-- GIVEN PROBLEM --
Transcribe the listing exactly, leaving out every picture.

>> begin DATASET EXCERPT

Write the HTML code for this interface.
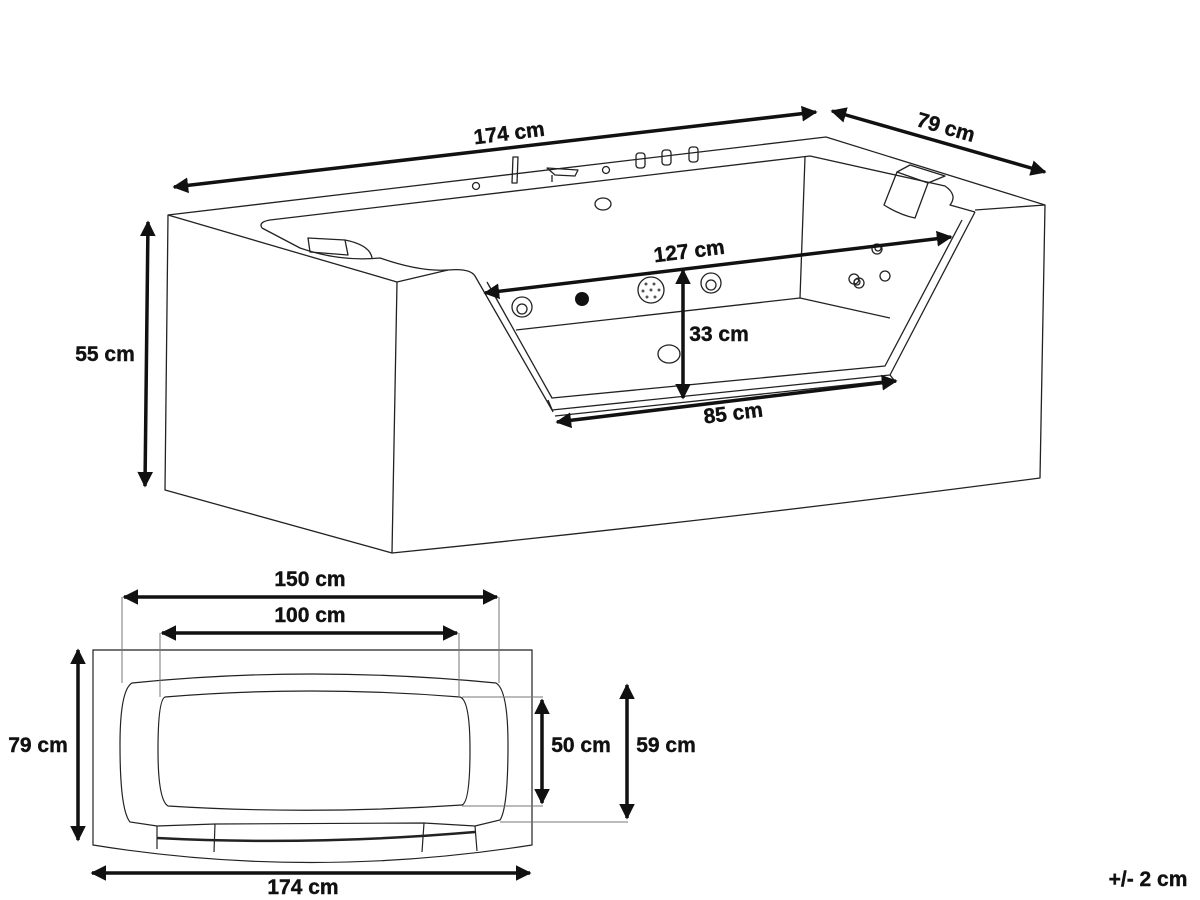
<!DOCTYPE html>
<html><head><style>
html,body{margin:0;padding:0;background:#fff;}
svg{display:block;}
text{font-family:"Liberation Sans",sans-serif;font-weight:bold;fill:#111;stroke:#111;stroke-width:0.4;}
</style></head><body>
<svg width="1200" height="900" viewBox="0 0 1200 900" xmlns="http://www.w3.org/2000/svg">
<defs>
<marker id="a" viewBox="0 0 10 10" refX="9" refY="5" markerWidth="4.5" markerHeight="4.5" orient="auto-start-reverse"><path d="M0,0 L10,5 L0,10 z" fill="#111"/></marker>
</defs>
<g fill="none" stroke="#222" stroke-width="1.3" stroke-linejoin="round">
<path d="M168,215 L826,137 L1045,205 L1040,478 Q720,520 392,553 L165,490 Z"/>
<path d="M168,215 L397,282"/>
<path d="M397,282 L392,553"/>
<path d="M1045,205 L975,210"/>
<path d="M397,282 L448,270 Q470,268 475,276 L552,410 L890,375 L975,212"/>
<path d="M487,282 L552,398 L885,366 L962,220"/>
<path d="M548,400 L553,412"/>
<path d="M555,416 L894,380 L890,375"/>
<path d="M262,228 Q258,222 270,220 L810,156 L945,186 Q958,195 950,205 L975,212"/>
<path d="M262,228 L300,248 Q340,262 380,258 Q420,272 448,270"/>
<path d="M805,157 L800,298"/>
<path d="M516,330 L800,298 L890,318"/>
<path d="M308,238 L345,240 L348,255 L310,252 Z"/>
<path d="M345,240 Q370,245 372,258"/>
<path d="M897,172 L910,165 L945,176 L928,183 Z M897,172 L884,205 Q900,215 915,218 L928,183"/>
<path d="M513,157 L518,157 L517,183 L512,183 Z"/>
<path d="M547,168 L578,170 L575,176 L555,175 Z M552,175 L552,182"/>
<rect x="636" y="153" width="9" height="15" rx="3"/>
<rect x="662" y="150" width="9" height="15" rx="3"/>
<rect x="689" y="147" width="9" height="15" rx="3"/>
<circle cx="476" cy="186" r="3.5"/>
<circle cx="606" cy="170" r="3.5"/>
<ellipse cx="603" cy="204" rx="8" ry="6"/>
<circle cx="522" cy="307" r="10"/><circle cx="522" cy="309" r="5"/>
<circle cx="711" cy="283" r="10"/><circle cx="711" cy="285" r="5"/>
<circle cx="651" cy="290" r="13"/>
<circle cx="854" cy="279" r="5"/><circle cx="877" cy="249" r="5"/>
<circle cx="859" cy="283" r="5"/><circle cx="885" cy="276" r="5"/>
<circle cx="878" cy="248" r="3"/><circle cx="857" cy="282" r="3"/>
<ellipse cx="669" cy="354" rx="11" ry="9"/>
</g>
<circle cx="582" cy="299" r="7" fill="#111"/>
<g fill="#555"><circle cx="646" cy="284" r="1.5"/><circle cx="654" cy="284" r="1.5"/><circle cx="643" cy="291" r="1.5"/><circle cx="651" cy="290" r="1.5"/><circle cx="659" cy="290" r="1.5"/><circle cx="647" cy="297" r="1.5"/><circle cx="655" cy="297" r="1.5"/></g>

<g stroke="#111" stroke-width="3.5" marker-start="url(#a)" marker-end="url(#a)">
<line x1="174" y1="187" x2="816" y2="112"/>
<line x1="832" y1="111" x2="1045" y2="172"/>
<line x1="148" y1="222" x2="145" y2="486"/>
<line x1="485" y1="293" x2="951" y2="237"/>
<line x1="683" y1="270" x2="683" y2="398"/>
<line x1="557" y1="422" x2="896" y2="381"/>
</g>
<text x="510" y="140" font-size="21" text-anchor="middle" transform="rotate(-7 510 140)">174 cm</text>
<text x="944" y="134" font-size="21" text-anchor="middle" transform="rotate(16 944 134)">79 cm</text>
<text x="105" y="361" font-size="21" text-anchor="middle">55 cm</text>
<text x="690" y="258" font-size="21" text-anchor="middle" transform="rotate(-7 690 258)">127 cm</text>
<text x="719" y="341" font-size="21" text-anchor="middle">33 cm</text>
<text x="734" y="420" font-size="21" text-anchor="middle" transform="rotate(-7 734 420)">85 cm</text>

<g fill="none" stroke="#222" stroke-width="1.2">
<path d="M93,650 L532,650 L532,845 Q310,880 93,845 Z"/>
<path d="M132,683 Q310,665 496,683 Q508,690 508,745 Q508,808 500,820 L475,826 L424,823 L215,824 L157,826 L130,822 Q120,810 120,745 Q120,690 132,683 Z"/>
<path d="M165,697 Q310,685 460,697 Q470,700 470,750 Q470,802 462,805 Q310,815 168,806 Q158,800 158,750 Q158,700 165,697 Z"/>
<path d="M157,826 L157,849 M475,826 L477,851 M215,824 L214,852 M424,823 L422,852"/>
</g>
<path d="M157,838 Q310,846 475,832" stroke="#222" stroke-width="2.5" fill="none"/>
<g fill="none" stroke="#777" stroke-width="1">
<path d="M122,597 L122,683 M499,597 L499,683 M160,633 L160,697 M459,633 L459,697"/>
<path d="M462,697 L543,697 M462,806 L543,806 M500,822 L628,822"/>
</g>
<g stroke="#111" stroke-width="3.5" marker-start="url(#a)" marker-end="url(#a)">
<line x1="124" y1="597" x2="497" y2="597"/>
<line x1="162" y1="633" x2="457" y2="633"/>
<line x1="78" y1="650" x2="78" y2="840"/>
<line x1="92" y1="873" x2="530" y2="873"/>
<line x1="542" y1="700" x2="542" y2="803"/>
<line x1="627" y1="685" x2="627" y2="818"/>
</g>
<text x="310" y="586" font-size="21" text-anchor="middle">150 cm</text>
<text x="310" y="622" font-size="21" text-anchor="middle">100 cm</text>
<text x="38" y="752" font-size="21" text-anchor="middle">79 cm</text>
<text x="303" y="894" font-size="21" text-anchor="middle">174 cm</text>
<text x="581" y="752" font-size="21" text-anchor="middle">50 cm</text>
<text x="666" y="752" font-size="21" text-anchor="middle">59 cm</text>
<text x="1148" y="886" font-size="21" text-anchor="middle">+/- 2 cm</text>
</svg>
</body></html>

>> end DATASET EXCERPT

-- EXERCISE SOLUTION --
Write the HTML code for this interface.
<!DOCTYPE html>
<html><head><style>
html,body{margin:0;padding:0;background:#fff;}
svg{display:block;}
text{font-family:"Liberation Sans",sans-serif;font-weight:bold;fill:#111;stroke:#111;stroke-width:0.4;}
</style></head><body>
<svg width="1200" height="900" viewBox="0 0 1200 900" xmlns="http://www.w3.org/2000/svg">
<defs>
<marker id="a" viewBox="0 0 10 10" refX="9" refY="5" markerWidth="4.5" markerHeight="4.5" orient="auto-start-reverse"><path d="M0,0 L10,5 L0,10 z" fill="#111"/></marker>
</defs>
<g fill="none" stroke="#222" stroke-width="1.3" stroke-linejoin="round">
<path d="M168,215 L826,137 L1045,205 L1040,478 Q720,520 392,553 L165,490 Z"/>
<path d="M168,215 L397,282"/>
<path d="M397,282 L392,553"/>
<path d="M1045,205 L975,210"/>
<path d="M397,282 L448,270 Q470,268 475,276 L552,410 L890,375 L975,212"/>
<path d="M487,282 L552,398 L885,366 L962,220"/>
<path d="M548,400 L553,412"/>
<path d="M555,416 L894,380 L890,375"/>
<path d="M262,228 Q258,222 270,220 L810,156 L945,186 Q958,195 950,205 L975,212"/>
<path d="M262,228 L300,248 Q340,262 380,258 Q420,272 448,270"/>
<path d="M805,157 L800,298"/>
<path d="M516,330 L800,298 L890,318"/>
<path d="M308,238 L345,240 L348,255 L310,252 Z"/>
<path d="M345,240 Q370,245 372,258"/>
<path d="M897,172 L910,165 L945,176 L928,183 Z M897,172 L884,205 Q900,215 915,218 L928,183"/>
<path d="M513,157 L518,157 L517,183 L512,183 Z"/>
<path d="M547,168 L578,170 L575,176 L555,175 Z M552,175 L552,182"/>
<rect x="636" y="153" width="9" height="15" rx="3"/>
<rect x="662" y="150" width="9" height="15" rx="3"/>
<rect x="689" y="147" width="9" height="15" rx="3"/>
<circle cx="476" cy="186" r="3.5"/>
<circle cx="606" cy="170" r="3.5"/>
<ellipse cx="603" cy="204" rx="8" ry="6"/>
<circle cx="522" cy="307" r="10"/><circle cx="522" cy="309" r="5"/>
<circle cx="711" cy="283" r="10"/><circle cx="711" cy="285" r="5"/>
<circle cx="651" cy="290" r="13"/>
<circle cx="854" cy="279" r="5"/><circle cx="877" cy="249" r="5"/>
<circle cx="859" cy="283" r="5"/><circle cx="885" cy="276" r="5"/>
<circle cx="878" cy="248" r="3"/><circle cx="857" cy="282" r="3"/>
<ellipse cx="669" cy="354" rx="11" ry="9"/>
</g>
<circle cx="582" cy="299" r="7" fill="#111"/>
<g fill="#555"><circle cx="646" cy="284" r="1.5"/><circle cx="654" cy="284" r="1.5"/><circle cx="643" cy="291" r="1.5"/><circle cx="651" cy="290" r="1.5"/><circle cx="659" cy="290" r="1.5"/><circle cx="647" cy="297" r="1.5"/><circle cx="655" cy="297" r="1.5"/></g>

<g stroke="#111" stroke-width="3.5" marker-start="url(#a)" marker-end="url(#a)">
<line x1="174" y1="187" x2="816" y2="112"/>
<line x1="832" y1="111" x2="1045" y2="172"/>
<line x1="148" y1="222" x2="145" y2="486"/>
<line x1="485" y1="293" x2="951" y2="237"/>
<line x1="683" y1="270" x2="683" y2="398"/>
<line x1="557" y1="422" x2="896" y2="381"/>
</g>
<text x="510" y="140" font-size="21" text-anchor="middle" transform="rotate(-7 510 140)">174 cm</text>
<text x="944" y="134" font-size="21" text-anchor="middle" transform="rotate(16 944 134)">79 cm</text>
<text x="105" y="361" font-size="21" text-anchor="middle">55 cm</text>
<text x="690" y="258" font-size="21" text-anchor="middle" transform="rotate(-7 690 258)">127 cm</text>
<text x="719" y="341" font-size="21" text-anchor="middle">33 cm</text>
<text x="734" y="420" font-size="21" text-anchor="middle" transform="rotate(-7 734 420)">85 cm</text>

<g fill="none" stroke="#222" stroke-width="1.2">
<path d="M93,650 L532,650 L532,845 Q310,880 93,845 Z"/>
<path d="M132,683 Q310,665 496,683 Q508,690 508,745 Q508,808 500,820 L475,826 L424,823 L215,824 L157,826 L130,822 Q120,810 120,745 Q120,690 132,683 Z"/>
<path d="M165,697 Q310,685 460,697 Q470,700 470,750 Q470,802 462,805 Q310,815 168,806 Q158,800 158,750 Q158,700 165,697 Z"/>
<path d="M157,826 L157,849 M475,826 L477,851 M215,824 L214,852 M424,823 L422,852"/>
</g>
<path d="M157,838 Q310,846 475,832" stroke="#222" stroke-width="2.5" fill="none"/>
<g fill="none" stroke="#777" stroke-width="1">
<path d="M122,597 L122,683 M499,597 L499,683 M160,633 L160,697 M459,633 L459,697"/>
<path d="M462,697 L543,697 M462,806 L543,806 M500,822 L628,822"/>
</g>
<g stroke="#111" stroke-width="3.5" marker-start="url(#a)" marker-end="url(#a)">
<line x1="124" y1="597" x2="497" y2="597"/>
<line x1="162" y1="633" x2="457" y2="633"/>
<line x1="78" y1="650" x2="78" y2="840"/>
<line x1="92" y1="873" x2="530" y2="873"/>
<line x1="542" y1="700" x2="542" y2="803"/>
<line x1="627" y1="685" x2="627" y2="818"/>
</g>
<text x="310" y="586" font-size="21" text-anchor="middle">150 cm</text>
<text x="310" y="622" font-size="21" text-anchor="middle">100 cm</text>
<text x="38" y="752" font-size="21" text-anchor="middle">79 cm</text>
<text x="303" y="894" font-size="21" text-anchor="middle">174 cm</text>
<text x="581" y="752" font-size="21" text-anchor="middle">50 cm</text>
<text x="666" y="752" font-size="21" text-anchor="middle">59 cm</text>
<text x="1148" y="886" font-size="21" text-anchor="middle">+/- 2 cm</text>
</svg>
</body></html>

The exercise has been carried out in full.